Nergis, Kayseri Bünyan 1 Nolu T Tipi Ceza İnfaz Kurumu’nda uzun zamandır ayakta sayım dayatıldığı belirtirken, tutsakların ayakta sayımı kabul etmemesi üzerine şiddet gördüklerini söyledi.

 “Son 1 aylık süreçte her gün fiziksel saldırıların gerçekleştiği, saldırıların öldürmeye yönelik olduğu tutuklu ve hükümlüler tarafından dile getirilmiştir” diyen Nergis, şunları ekledi:

“Veysel Zengin başından darp edilmesi neticesinde titreme nöbetleri geçirip kusmasına rağmen hastaneye sevk edilmemiştir. Sürekli hakaret ve ölüm tehditleri devam ederken bir yandan da disiplin cezaları yoluyla hukuksuzluklar yaşanmaktadır. Böyle derinleşmiş izolasyon ve işkence sistemi devam ederken Bolu Cezaevinde 58 yaşındaki hasta tutsak Mehmet Hanefi Bilgin yaşamını yitirdi. Bilgin, 30 yıldır cezaevindeydi. Uygulanan ceza infaz sistemi başlı başına bir cinayet ve işkence sistemidir. Bir insan ömrünün yetmeyeceği cezalar, ölünceye kadar cezaevinde tutma politikalarına derhal son verilmelidir. Adil ve eşit bir infaz düzenlemesi için iktidarı sorumlu olmaya davet ediyoruz.”

Basın açıklamasında İmralı’da yaşanan tecride dikkat çekildiği sırada, polis basın mensuplarının önüne geçerek saldırıda bulunmaya çalıştı.
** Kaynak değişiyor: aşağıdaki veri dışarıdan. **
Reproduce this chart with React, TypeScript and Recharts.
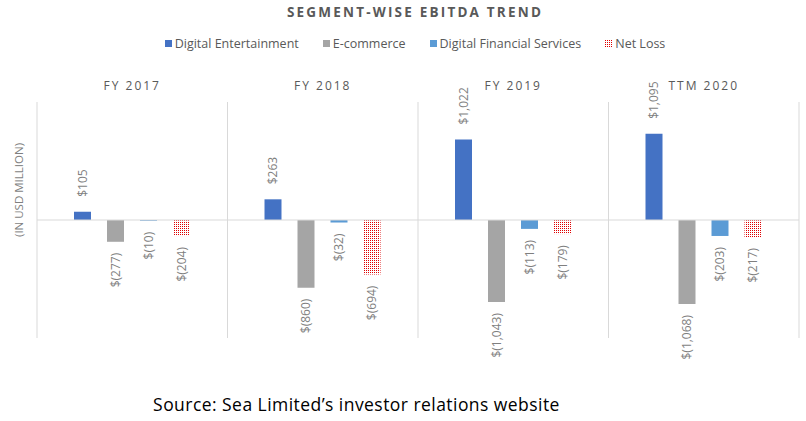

Nergis, polis engeline tepki göstererek sözlerini şöyle sürdürdü:

“Bugün başta İmralı’da olmak üzere cezaevlerinde izolasyon ve hak ihlallerinin en üst düzeyde yaşandığı bir dönemden geçiyoruz. İmralı Adası özelinde geliştirilen tek kişilik İmralı izolasyon sistemi, başta Kürt halkı olmak üzere Türkiye halklarına dayatılan ve topluma hâkim kılınmaya çalışılan sistemin bir parçasıdır ve en çok da cezaevlerinde varlığını hissettirmektedir. İzolasyon politikasının cezaevlerine baskısı öyle bir hale geldi ki hasta tutsakların birer birer tabutu çıkıyor cezaevlerinden. Biz buradan iktidarı cezaevlerinde işkence ve kötü muamelenin önüne geçilmesi, keyfi yasakların durdurulması, hasta tutsakların sağlığa erişim hakkının insan onuruna yakışır bir hale getirilmesi ve ağır hasta tutsakların durumuna ilişkin çözüm sağlanması amacıyla bir an önce girişimlerde bulunmaya davet ediyor ve bu sorunların sonuna kadar takipçisi olacağımızı bir kez daha ilan ediyoruz. Ayrıca STK, ilgili kuruluşlar ve halkımıza cezaevinde yaşanan zulme duyarlılık, yakınları cezaevinde yaşamını yitirmesin diye biz adalet nöbeti tutan hasta tutsak yakınlarının yanında olma çağrısında bulunuyoruz.”